Input for this task:
==================================================

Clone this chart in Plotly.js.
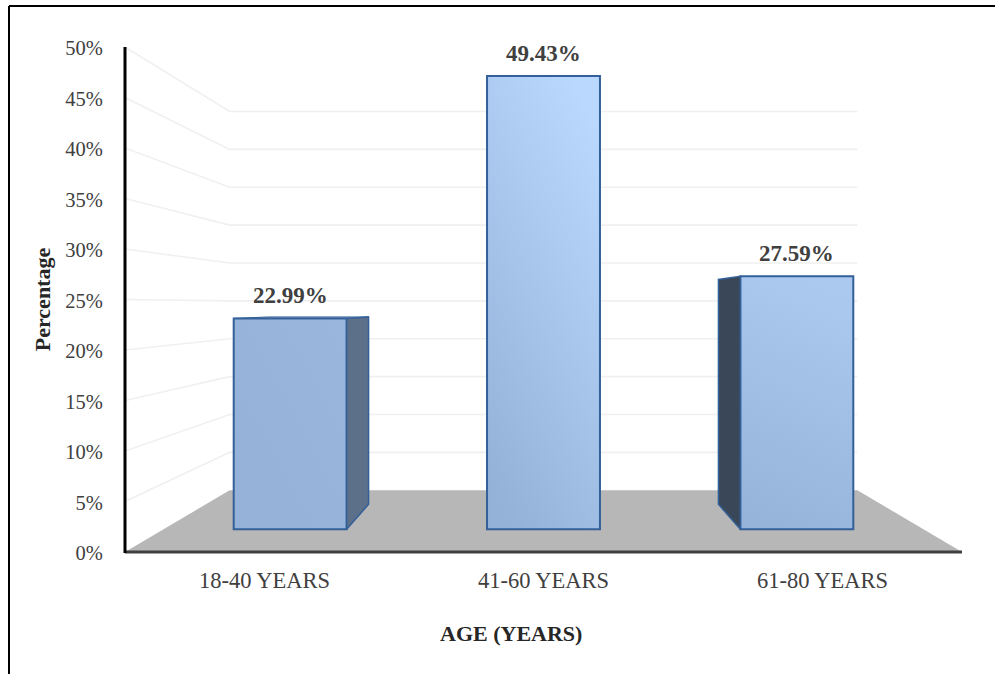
<!DOCTYPE html>
<html>
<head>
<meta charset="utf-8">
<script src="https://cdn.plot.ly/plotly-3.0.1.min.js"></script>
<style>html,body{margin:0;padding:0;background:#fff}#chart{width:995px;height:674px}</style>
</head>
<body>
<div id="chart"></div>
<script>
// Age distribution, drawn as a perspective column chart.
const categories = ['18-40 YEARS', '41-60 YEARS', '61-80 YEARS'];
const percentages = [22.99, 49.43, 27.59];
const valueLabels = ['22.99%', '49.43%', '27.59%'];
const wallTicks = [0, 5, 10, 15, 20, 25, 30, 35, 40, 45, 50];
const wallTickLabels = ['0%', '5%', '10%', '15%', '20%', '25%', '30%', '35%', '40%', '45%', '50%'];
const sideColors = ['#5D7089', null, '#3A4759'];

// Plot box in pixels.
const W = 995, H = 674, L = 125, R = 33, T = 47, B = 122;

// Perspective: every depth plane shrinks towards one vanishing point.
const xRange = [-0.5, 2.5], yRange = [0, 50];
const vanishX = 1, vanishY = 24.45;
const depthBack = 0.75;     // rear wall relative to the axis plane
const depthFront = 0.908;   // front faces of the columns
const depthRear = 0.8886;   // rear faces relative to the front faces
const shrink = (v, c, s) => c + (v - c) * s;
const grow = (v, c, s) => c + (v - c) / s;

const traces = [];

// Floor
const backL = shrink(xRange[0], vanishX, depthBack);
const backR = shrink(xRange[1], vanishX, depthBack);
const backFloor = shrink(0, vanishY, depthBack);
traces.push({
  x: [xRange[0], backL, backR, xRange[1]],
  y: [0, backFloor, backFloor, 0],
  mode: 'lines', fill: 'toself', fillcolor: '#B7B7B7',
  line: {width: 0}, hoverinfo: 'skip', showlegend: false
});

// Gridlines running along the side wall and across the rear wall
wallTicks.filter(t => t > 0).forEach(t => {
  const yb = shrink(t, vanishY, depthBack);
  traces.push({
    x: [xRange[0], backL, backR], y: [t, yb, yb],
    mode: 'lines', line: {color: '#F0F0F0', width: 1.6},
    hoverinfo: 'skip', showlegend: false
  });
});

// Column front faces live on overlaid axes scaled for their depth plane.
const x2Range = xRange.map(v => grow(v, vanishX, depthFront));
const y2Range = yRange.map(v => grow(v, vanishY, depthFront));
const xIdx = categories.map((_, i) => i);
const barWidth = 0.4458;
const edge = '#34609A';

traces.push({
  type: 'bar', x: xIdx, y: percentages, width: barWidth,
  xaxis: 'x2', yaxis: 'y2', base: 0,
  marker: {color: '#9DBADF', line: {color: edge, width: 2}},
  hovertemplate: '%{y:.2f}%<extra></extra>', showlegend: false
});

// Side and top faces of each column, projected from its value.
percentages.forEach((v, i) => {
  const left = i - barWidth / 2, right = i + barWidth / 2;
  const bx = p => shrink(p, vanishX, depthRear);
  const by = p => shrink(p, vanishY, depthRear);
  if (sideColors[i]) {
    const xe = i < vanishX ? right : left;
    traces.push({
      x: [xe, bx(xe), bx(xe), xe, xe], y: [0, by(0), by(v), v, 0],
      xaxis: 'x2', yaxis: 'y2', mode: 'lines', fill: 'toself',
      fillcolor: sideColors[i], line: {color: edge, width: 1.5},
      hoverinfo: 'skip', showlegend: false
    });
  }
  if (v < vanishY) {
    traces.push({
      x: [left, bx(left), bx(right), right, left], y: [v, by(v), by(v), v, v],
      xaxis: 'x2', yaxis: 'y2', mode: 'lines', fill: 'toself',
      fillcolor: '#6F8DB5', line: {color: edge, width: 1},
      hoverinfo: 'skip', showlegend: false
    });
  }
});

const serif = '"Liberation Serif", "Times New Roman", serif';
const pw = W - L - R, ph = H - T - B;
const px = v => (v - L) / pw;
const py = v => 1 - (v - T) / ph;

const valueAnnotations = percentages.map((v, i) => ({
  xref: 'x2', yref: 'y2', x: i, y: v, text: '<b>' + valueLabels[i] + '</b>',
  showarrow: false, yanchor: 'bottom', yshift: 8,
  font: {family: serif, size: 23, color: '#404040'}
}));

const layout = {
  width: W, height: H,
  margin: {l: L, r: R, t: T, b: B, pad: 0},
  paper_bgcolor: '#fff', plot_bgcolor: 'rgba(0,0,0,0)',
  showlegend: false, bargap: 0,
  font: {family: serif, color: '#404040'},
  xaxis: {
    range: xRange, tickmode: 'array', tickvals: xIdx, ticktext: categories,
    showgrid: false, zeroline: false, showline: false,
    ticks: 'outside', ticklen: 8, tickcolor: 'rgba(0,0,0,0)',
    tickfont: {family: serif, size: 22.5, color: '#404040'}
  },
  yaxis: {
    range: yRange, tickmode: 'array', tickvals: wallTicks, ticktext: wallTickLabels,
    showgrid: false, zeroline: false, showline: false,
    ticks: 'outside', ticklen: 17, tickcolor: 'rgba(0,0,0,0)',
    tickfont: {family: serif, size: 20.5, color: '#404040'},
    ticklabelshift: 1,
    title: {text: '<b>Percentage</b>', standoff: 8, font: {family: serif, size: 22, color: '#262626'}}
  },
  xaxis2: {overlaying: 'x', range: x2Range, visible: false, anchor: 'y2'},
  yaxis2: {overlaying: 'y', range: y2Range, visible: false, anchor: 'x2'},
  annotations: valueAnnotations.concat([{
    xref: 'paper', yref: 'paper', x: px(510.5), y: py(633), yanchor: 'middle',
    text: '<b>AGE (YEARS)</b>', showarrow: false,
    font: {family: serif, size: 22, color: '#262626'}
  }]),
  shapes: [
    // Frame lines along the top and left of the figure
    {type: 'line', xref: 'paper', yref: 'paper', x0: px(9), x1: px(995), y0: py(6), y1: py(6), line: {color: '#000', width: 2}},
    {type: 'line', xref: 'paper', yref: 'paper', x0: px(9), x1: px(9), y0: py(6), y1: py(674), line: {color: '#000', width: 2}},
    // Axis lines
    {type: 'line', xref: 'paper', yref: 'paper', x0: px(125), x1: px(962), y0: py(552), y1: py(552), line: {color: '#404040', width: 3}},
    {type: 'line', xref: 'paper', yref: 'paper', x0: px(125), x1: px(125), y0: py(47), y1: py(553), line: {color: '#000', width: 3}}
  ]
};

// Each column front gets its own sheen, defined as an SVG gradient.
const sheens = [
  {x1: 0, y1: 1, x2: 1, y2: 0, stops: ['#94B1D7', '#9AB6DC']},
  {x1: 0.25, y1: 1, x2: 0.75, y2: 0, stops: ['#94B2D8', '#BAD7FE']},
  {x1: 0.3, y1: 1, x2: 0.5, y2: 0, stops: ['#96B3D9', '#ABC9EF']}
];

Plotly.newPlot('chart', traces, layout, {displayModeBar: false, staticPlot: true}).then(gd => {
  const NS = 'http://www.w3.org/2000/svg';
  const svg = gd.querySelector('.main-svg');
  let defs = svg.querySelector('defs');
  if (!defs) { defs = document.createElementNS(NS, 'defs'); svg.prepend(defs); }
  gd.querySelectorAll('.bars .point path').forEach((path, i) => {
    const g = document.createElementNS(NS, 'linearGradient');
    const s = sheens[i];
    g.setAttribute('id', 'column-sheen-' + i);
    ['x1', 'y1', 'x2', 'y2'].forEach(k => g.setAttribute(k, s[k]));
    s.stops.forEach((c, j) => {
      const st = document.createElementNS(NS, 'stop');
      st.setAttribute('offset', j);
      st.setAttribute('stop-color', c);
      g.appendChild(st);
    });
    defs.appendChild(g);
    path.style.fill = 'url(#column-sheen-' + i + ')';
  });
});
</script>
</body>
</html>
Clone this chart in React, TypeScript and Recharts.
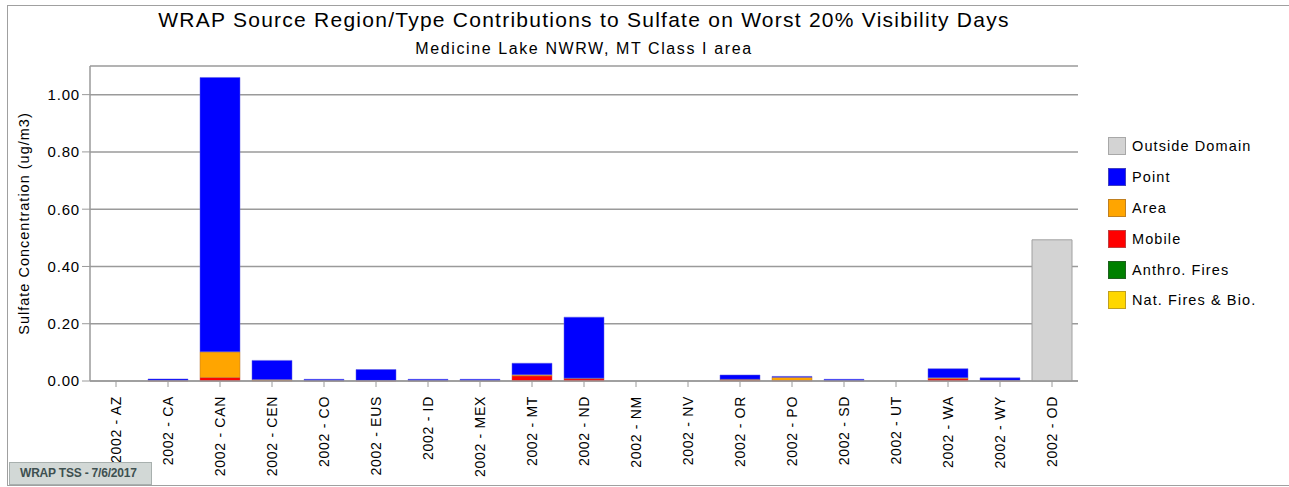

==================================================

Exercise aim:
Quote each entry above verbatim and drop the pictures.

Finished exercise:
Clone this chart in Plotly.js.
<!DOCTYPE html>
<html>
<head>
<meta charset="utf-8">
<script src="https://cdn.plot.ly/plotly-3.0.1.min.js"></script>
<style>html,body{margin:0;padding:0;background:#fff}#chart{width:995px;height:674px}</style>
</head>
<body>
<div id="chart"></div>
<script>
// Age distribution, drawn as a perspective column chart.
const categories = ['18-40 YEARS', '41-60 YEARS', '61-80 YEARS'];
const percentages = [22.99, 49.43, 27.59];
const valueLabels = ['22.99%', '49.43%', '27.59%'];
const wallTicks = [0, 5, 10, 15, 20, 25, 30, 35, 40, 45, 50];
const wallTickLabels = ['0%', '5%', '10%', '15%', '20%', '25%', '30%', '35%', '40%', '45%', '50%'];
const sideColors = ['#5D7089', null, '#3A4759'];

// Plot box in pixels.
const W = 995, H = 674, L = 125, R = 33, T = 47, B = 122;

// Perspective: every depth plane shrinks towards one vanishing point.
const xRange = [-0.5, 2.5], yRange = [0, 50];
const vanishX = 1, vanishY = 24.45;
const depthBack = 0.75;     // rear wall relative to the axis plane
const depthFront = 0.908;   // front faces of the columns
const depthRear = 0.8886;   // rear faces relative to the front faces
const shrink = (v, c, s) => c + (v - c) * s;
const grow = (v, c, s) => c + (v - c) / s;

const traces = [];

// Floor
const backL = shrink(xRange[0], vanishX, depthBack);
const backR = shrink(xRange[1], vanishX, depthBack);
const backFloor = shrink(0, vanishY, depthBack);
traces.push({
  x: [xRange[0], backL, backR, xRange[1]],
  y: [0, backFloor, backFloor, 0],
  mode: 'lines', fill: 'toself', fillcolor: '#B7B7B7',
  line: {width: 0}, hoverinfo: 'skip', showlegend: false
});

// Gridlines running along the side wall and across the rear wall
wallTicks.filter(t => t > 0).forEach(t => {
  const yb = shrink(t, vanishY, depthBack);
  traces.push({
    x: [xRange[0], backL, backR], y: [t, yb, yb],
    mode: 'lines', line: {color: '#F0F0F0', width: 1.6},
    hoverinfo: 'skip', showlegend: false
  });
});

// Column front faces live on overlaid axes scaled for their depth plane.
const x2Range = xRange.map(v => grow(v, vanishX, depthFront));
const y2Range = yRange.map(v => grow(v, vanishY, depthFront));
const xIdx = categories.map((_, i) => i);
const barWidth = 0.4458;
const edge = '#34609A';

traces.push({
  type: 'bar', x: xIdx, y: percentages, width: barWidth,
  xaxis: 'x2', yaxis: 'y2', base: 0,
  marker: {color: '#9DBADF', line: {color: edge, width: 2}},
  hovertemplate: '%{y:.2f}%<extra></extra>', showlegend: false
});

// Side and top faces of each column, projected from its value.
percentages.forEach((v, i) => {
  const left = i - barWidth / 2, right = i + barWidth / 2;
  const bx = p => shrink(p, vanishX, depthRear);
  const by = p => shrink(p, vanishY, depthRear);
  if (sideColors[i]) {
    const xe = i < vanishX ? right : left;
    traces.push({
      x: [xe, bx(xe), bx(xe), xe, xe], y: [0, by(0), by(v), v, 0],
      xaxis: 'x2', yaxis: 'y2', mode: 'lines', fill: 'toself',
      fillcolor: sideColors[i], line: {color: edge, width: 1.5},
      hoverinfo: 'skip', showlegend: false
    });
  }
  if (v < vanishY) {
    traces.push({
      x: [left, bx(left), bx(right), right, left], y: [v, by(v), by(v), v, v],
      xaxis: 'x2', yaxis: 'y2', mode: 'lines', fill: 'toself',
      fillcolor: '#6F8DB5', line: {color: edge, width: 1},
      hoverinfo: 'skip', showlegend: false
    });
  }
});

const serif = '"Liberation Serif", "Times New Roman", serif';
const pw = W - L - R, ph = H - T - B;
const px = v => (v - L) / pw;
const py = v => 1 - (v - T) / ph;

const valueAnnotations = percentages.map((v, i) => ({
  xref: 'x2', yref: 'y2', x: i, y: v, text: '<b>' + valueLabels[i] + '</b>',
  showarrow: false, yanchor: 'bottom', yshift: 8,
  font: {family: serif, size: 23, color: '#404040'}
}));

const layout = {
  width: W, height: H,
  margin: {l: L, r: R, t: T, b: B, pad: 0},
  paper_bgcolor: '#fff', plot_bgcolor: 'rgba(0,0,0,0)',
  showlegend: false, bargap: 0,
  font: {family: serif, color: '#404040'},
  xaxis: {
    range: xRange, tickmode: 'array', tickvals: xIdx, ticktext: categories,
    showgrid: false, zeroline: false, showline: false,
    ticks: 'outside', ticklen: 8, tickcolor: 'rgba(0,0,0,0)',
    tickfont: {family: serif, size: 22.5, color: '#404040'}
  },
  yaxis: {
    range: yRange, tickmode: 'array', tickvals: wallTicks, ticktext: wallTickLabels,
    showgrid: false, zeroline: false, showline: false,
    ticks: 'outside', ticklen: 17, tickcolor: 'rgba(0,0,0,0)',
    tickfont: {family: serif, size: 20.5, color: '#404040'},
    ticklabelshift: 1,
    title: {text: '<b>Percentage</b>', standoff: 8, font: {family: serif, size: 22, color: '#262626'}}
  },
  xaxis2: {overlaying: 'x', range: x2Range, visible: false, anchor: 'y2'},
  yaxis2: {overlaying: 'y', range: y2Range, visible: false, anchor: 'x2'},
  annotations: valueAnnotations.concat([{
    xref: 'paper', yref: 'paper', x: px(510.5), y: py(633), yanchor: 'middle',
    text: '<b>AGE (YEARS)</b>', showarrow: false,
    font: {family: serif, size: 22, color: '#262626'}
  }]),
  shapes: [
    // Frame lines along the top and left of the figure
    {type: 'line', xref: 'paper', yref: 'paper', x0: px(9), x1: px(995), y0: py(6), y1: py(6), line: {color: '#000', width: 2}},
    {type: 'line', xref: 'paper', yref: 'paper', x0: px(9), x1: px(9), y0: py(6), y1: py(674), line: {color: '#000', width: 2}},
    // Axis lines
    {type: 'line', xref: 'paper', yref: 'paper', x0: px(125), x1: px(962), y0: py(552), y1: py(552), line: {color: '#404040', width: 3}},
    {type: 'line', xref: 'paper', yref: 'paper', x0: px(125), x1: px(125), y0: py(47), y1: py(553), line: {color: '#000', width: 3}}
  ]
};

// Each column front gets its own sheen, defined as an SVG gradient.
const sheens = [
  {x1: 0, y1: 1, x2: 1, y2: 0, stops: ['#94B1D7', '#9AB6DC']},
  {x1: 0.25, y1: 1, x2: 0.75, y2: 0, stops: ['#94B2D8', '#BAD7FE']},
  {x1: 0.3, y1: 1, x2: 0.5, y2: 0, stops: ['#96B3D9', '#ABC9EF']}
];

Plotly.newPlot('chart', traces, layout, {displayModeBar: false, staticPlot: true}).then(gd => {
  const NS = 'http://www.w3.org/2000/svg';
  const svg = gd.querySelector('.main-svg');
  let defs = svg.querySelector('defs');
  if (!defs) { defs = document.createElementNS(NS, 'defs'); svg.prepend(defs); }
  gd.querySelectorAll('.bars .point path').forEach((path, i) => {
    const g = document.createElementNS(NS, 'linearGradient');
    const s = sheens[i];
    g.setAttribute('id', 'column-sheen-' + i);
    ['x1', 'y1', 'x2', 'y2'].forEach(k => g.setAttribute(k, s[k]));
    s.stops.forEach((c, j) => {
      const st = document.createElementNS(NS, 'stop');
      st.setAttribute('offset', j);
      st.setAttribute('stop-color', c);
      g.appendChild(st);
    });
    defs.appendChild(g);
    path.style.fill = 'url(#column-sheen-' + i + ')';
  });
});
</script>
</body>
</html>
Clone this chart in React, TypeScript and Recharts.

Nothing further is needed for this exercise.